Anyway Elaine came back about seven that night. My father and I were in his study, where he had his office stuff and his souvenirs and books; and maybe that was his tough luck. She was walking on air. "Wait till you see it! Wait till you see it!" That's all she'd say, and she kind of waltzed around the room for us. When she stopped, she got my face between her hands and kissed me. I think it was the first time she'd kissed me since I was a little kid.
Right then Bill came in. He was carrying a box about two feet long and maybe eighteen inches wide and a foot deep, and the sweat was standing out on his face like he was about to keel over. He said, "Where you want it, Mrs. Hollander?" Naturally Elaine said on the coffee table, which had a glass top. So Bill set it down in the middle of the floor and straightened up with both hands on the small of his back like he would never be the same. I said, "What's in it?" and bounced over to have a look.
As heavy as it seemed to be, I expected it to be solid iron, but it was wood — some kind of old, dark-reddish wood with brass corners and wide brass bands and a big, complicated-looking iron lock. It was old, you could see that right away; so old that it made me think about stagecoaches and those western flicks where the bad guys make the driver throw down the Wells Fargo box.
And on the lid, in that big fat curly gold-leaf lettering they used back then (you could still read it, although the gold was tarnished and a lot had been chipped away) it said PANDORA.CHAPTER 2
How I Met Aladdin Blue
IT was about two weeks after the Pandora box came that we heard about Uncle Herbert. Those places are very discreet, it seems, because I saw their letter, and to look at it you wouldn't have thought it came from a hospital or anything like one. I'd have said a classy resort hotel like the Greenbrier, maybe, except that the stationery was too subdued even for them. The paper was about the size of a page in a library book, good paper, not that ostentatious stuff that tries to look like vellum (I've never seen real vellum — has anybody?), and the lettering on it was pale blue and no bigger than the fine print on those forms that tell you everything the company won't do for you. There was a little pale blue pergola with chairs under it, and that was all. Very cool. It was called Garden Meadow; I had heard my father and Elaine talking about it. The way I got to see the letter was by sneaking into my father's study. He had taken his mail and gone in there, and about five minutes later he came out looking funny, so I thought, oh boy, something's up.

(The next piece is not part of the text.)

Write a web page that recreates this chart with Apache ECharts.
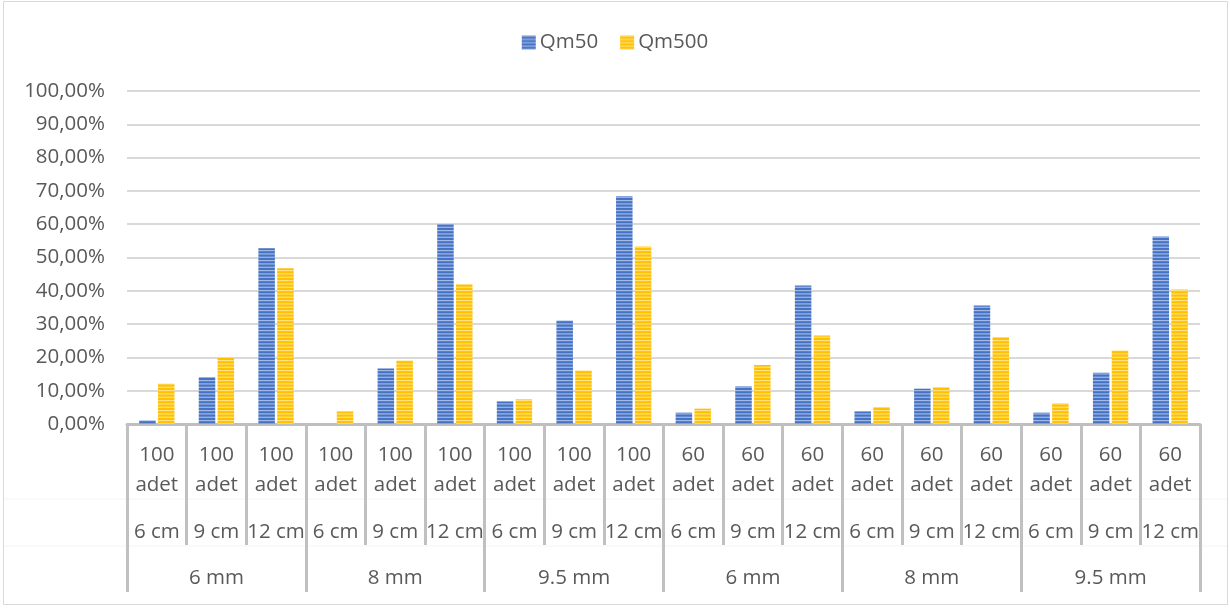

The fact is I'd done that sort of thing before, and I knew the letter would be in his wastebasket or on his desk, because his secretary, Joan Robush, came out once a week to take care of the filing for him. You can call it being nosy if you want to, or you can call it caring about your family and what happens to them. Or you can call it being a detective. Those things all depend on how you look at them.